In market news, UBS forecasts demand rising slightly
to 1.34 bn oz in 2026, while supply will increase modestly, leaving a deficit of about 293 mn oz. The headline reads: UBS:
‘favors being long silver’, raises outlook, as reported by Gold Seek / Silver Seek.
In other news, civil unrest in Mexico is seen as further disrupting
silver production and supply as the state’s war against the drug cartels recently escalated in Puerto Vallarta and Guadalajara
after the Mexican state killed El Mencho, the most wanted man in Mexico and the leader of one of the most powerful cartels,
Jalisco New Generation (CJNG). The cartels have set off
massive fires in the above cities to block military operations.
As we reported earlier, 10
employees of Vizsla Silver Corp, a Canadian-owned silver and gold mine were abducted in Sinaloa in late January. Most residents of these towns have fled
out of fear as two factions of the Sinaloa Cartel have been locked in battle since September, 2024. Others have been “invited”
to leave. Vizsla was forced to halt silver
production last April because of security concerns in the area. Silver mines have long attracted the attention of organized
crime in the country and the latest wave of violence is seeing more street violence, extortion, shutdowns of mines and thefts
of silver. Mexico is the world’s biggest producer of the white metal, accounting for about 25% of global output,
and this news will further disrupt production and limit supplies to the global market, which have already been essentially
outlawed by the Mexican President Claudia Sheinbaum. Sunday’s upsurge in violence is a factor behind the uptick in prices
we are seeing today.
Geologically speaking, Mexico is
located on the dynamic ‘Ring of Fire’ that traces boundaries of several tectonic plates. There are mountainous
regions across Mexico, most notably the Sierra Madre Oriental, Sierra Madre Occidental and Sierra Madre del Sur. These mountain
chains are related to Mexico’s endowment of natural resources: ‘Gold and silver mineralisation is commonly linked
to the two belts of hydrothermal veins and gaps that stretch out underneath both sides of the Sierra Madre Occidental’,
according to Fresnillo.
Technical analysis
Friday’s technical setup looked like an inverted head-and-shoulders pattern, but it now appears that
silver is breaking out of a symmetrical triangle that arose after the huge late-January smack-down that saw the white metal
lose up to nearly 50% of its value, and down 35% in one day. Both patterns imply a bullish trend that should carry over into
the upcoming week. Silver dipped as low as USD 64/oz, but this morning the metal is back above USD 85. The 1-day chart, as
shown below, is even more bullish. The price action is well above the 200-day moving average, the slope of the MA continues
to be upward, implying that silver is still in a bull market despite the January correction. In addition, the RSI stands around
50, showing ample room for upside, with oversold pressure in decline. Accumulation distribution remains high, suggesting that
the longs are not being divested, but are continuing to accumulate further. The weak, leveraged hands have been shaken out
and the playing field now looks set for a more sustainable run, meaning that we could be back above USD 100 perhaps by March.
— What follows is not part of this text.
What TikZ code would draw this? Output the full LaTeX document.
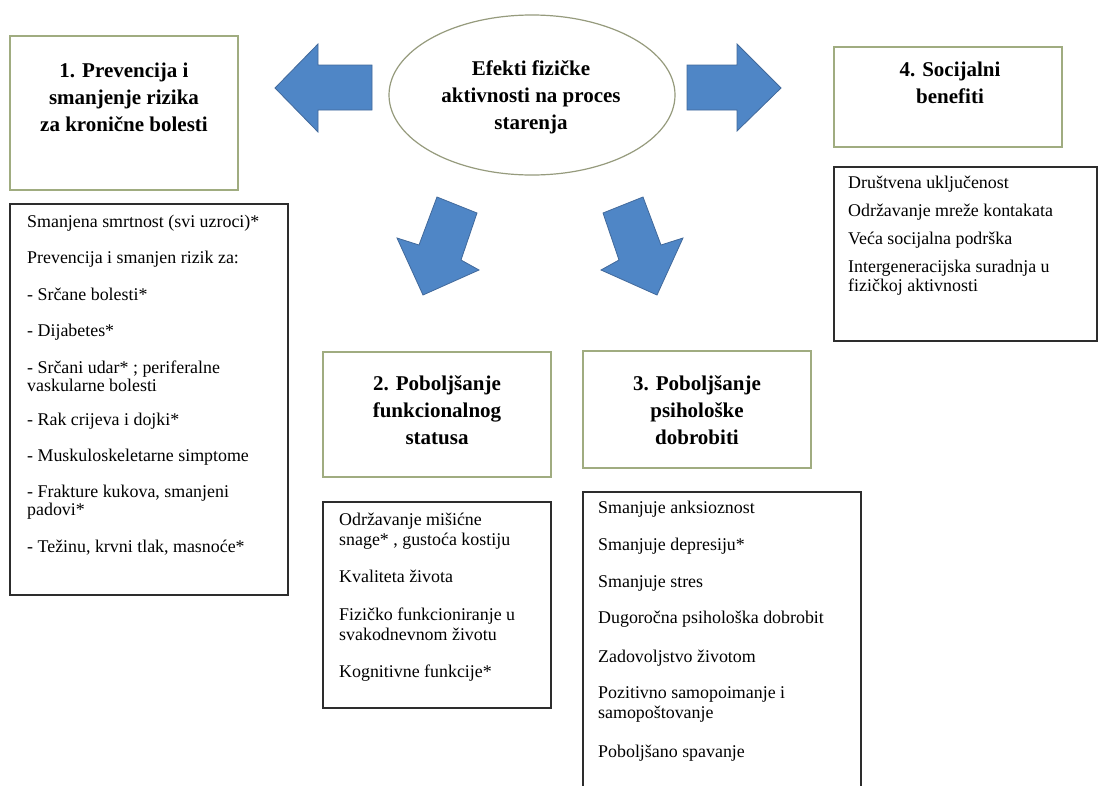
\documentclass[tikz,border=0pt]{standalone}
\usepackage{fontspec}
\setmainfont{Liberation Serif}
\usetikzlibrary{shapes.geometric}
\definecolor{hdrline}{RGB}{160,172,128}
\definecolor{elline}{RGB}{150,155,125}
\definecolor{arrfill}{RGB}{79,134,198}
\definecolor{arrline}{RGB}{65,105,155}
\definecolor{boxline}{RGB}{45,45,45}
\begin{document}
\begin{tikzpicture}[x=1pt,y=-1pt,
  hdrbox/.style={draw=hdrline,line width=1.4pt,inner sep=0pt,outer sep=0pt},
  listbox/.style={draw=boxline,line width=1.4pt,inner sep=0pt,outer sep=0pt},
  hdrtext/.style={align=center,font=\fontsize{21}{27}\selectfont\bfseries,inner sep=0pt},
  item/.style={anchor=base west,inner sep=0pt,font=\fontsize{17.9}{20}\selectfont},
  blockarrow/.style={fill=arrfill,draw=arrline,line width=0.8pt,line join=miter}]
\useasboundingbox[fill=white] (0,0) rectangle (1099,785);

% header boxes
\node[hdrbox,minimum width=228,minimum height=154] (h1) at (124,113) {};
\node[hdrtext] (t1) at (124,97) {1. Prevencija i\\smanjenje rizika\\za kronične bolesti};
\node[hdrbox,minimum width=228,minimum height=100] (h4) at (948,97) {};
\node[hdrtext] (t4) at (950,83) {4. Socijalni\\benefiti};
\node[hdrbox,minimum width=228,minimum height=125] (h2) at (437,414.5) {};
\node[hdrtext] (t2) at (437,410) {2. Poboljšanje\\funkcionalnog\\statusa};
\node[hdrbox,minimum width=228,minimum height=117] (h3) at (697,409.5) {};
\node[hdrtext] (t3) at (697,410) {3. Poboljšanje\\psihološke\\dobrobiti};

% central ellipse
\node[ellipse,draw=elline,line width=1.2pt,minimum width=286,minimum height=160,inner sep=0pt] (core) at (532,95) {};
\node[hdrtext] (tc) at (531,97) {Efekti fizičke\\aktivnosti na proces\\starenja};

% block arrows
\draw[blockarrow] (275,88) -- (318,44) -- (318,65) -- (372,65) -- (372,110) -- (318,110) -- (318,132) -- cycle;
\draw[blockarrow] (687,65) -- (737,65) -- (737,44) -- (781,88) -- (737,131) -- (737,110) -- (687,110) -- cycle;
\draw[blockarrow] (437,197) -- (477,213) -- (461,260) -- (479,270) -- (423,295) -- (397,238) -- (419,245) -- cycle;
\draw[blockarrow] (643,197) -- (603,213) -- (619,260) -- (601,270) -- (657,295) -- (683,238) -- (661,245) -- cycle;

% list boxes
\node[listbox,minimum width=278,minimum height=391] (c1) at (149,399.5) {};
\node[listbox,minimum width=228,minimum height=206] (c2) at (437,605) {};
\node[listbox,minimum width=278,minimum height=308] (c3) at (722,646) {};
\node[listbox,minimum width=263,minimum height=174] (c4) at (965.5,254) {};

\foreach \y/\t [count=\i] in {222/{Smanjena smrtnost (svi uzroci)*},
  258/{Prevencija i smanjen rizik za:},
  295/{- Srčane bolesti*},
  331/{- Dijabetes*},
  368/{- Srčani udar* ; periferalne},
  386/{vaskularne bolesti},
  420/{- Rak crijeva i dojki*},
  456/{- Muskuloskeletarne simptome},
  492/{- Frakture kukova, smanjeni},
  510/{padovi*},
  547/{- Težinu, krvni tlak, masnoće*}}
  \node[item] (c1l\i) at (27,\y+5) {\t};

\foreach \y/\t [count=\i] in {520/{Održavanje mišićne},
  540/{snage* , gustoća kostiju},
  577/{Kvaliteta života},
  615/{Fizičko funkcioniranje u},
  635/{svakodnevnom životu},
  672/{Kognitivne funkcije*}}
  \node[item] (c2l\i) at (339,\y+5) {\t};

\foreach \y/\t [count=\i] in {508/{Smanjuje anksioznost},
  545/{Smanjuje depresiju*},
  582/{Smanjuje stres},
  618/{Dugoročna psihološka dobrobit},
  657/{Zadovoljstvo životom},
  693/{Pozitivno samopoimanje i},
  713/{samopoštovanje},
  752/{Poboljšano spavanje}}
  \node[item] (c3l\i) at (598,\y+5) {\t};

\foreach \y/\t [count=\i] in {183/{Društvena uključenost},
  211/{Održavanje mreže kontakata},
  239/{Veća socijalna podrška},
  267/{Intergeneracijska suradnja u},
  286/{fizičkoj aktivnosti}}
  \node[item] (c4l\i) at (848,\y+5) {\t};
\end{tikzpicture}
\end{document}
Spot silver rebounded from the strong support at USD 72. The strong weekly candle and the base
formation above the major USD 64 support implies that the silver price is preparing for a new leg higher. The next move will
likely be much stronger after the breakout above USD 120. Resistance lies at USD 100, and we believe a breakout above USD
100 is likely to happen when the SGE reopens tomorrow morning. As for gold, the yellow metal has broken out of USD 5,100,
opening the door to USD 5,600 and then USD 5,700. The latest rally will see the two metals rising in tandem, and we see silver
again outperforming gold to the upside. Silver was slightly lower heading into the open of European trading.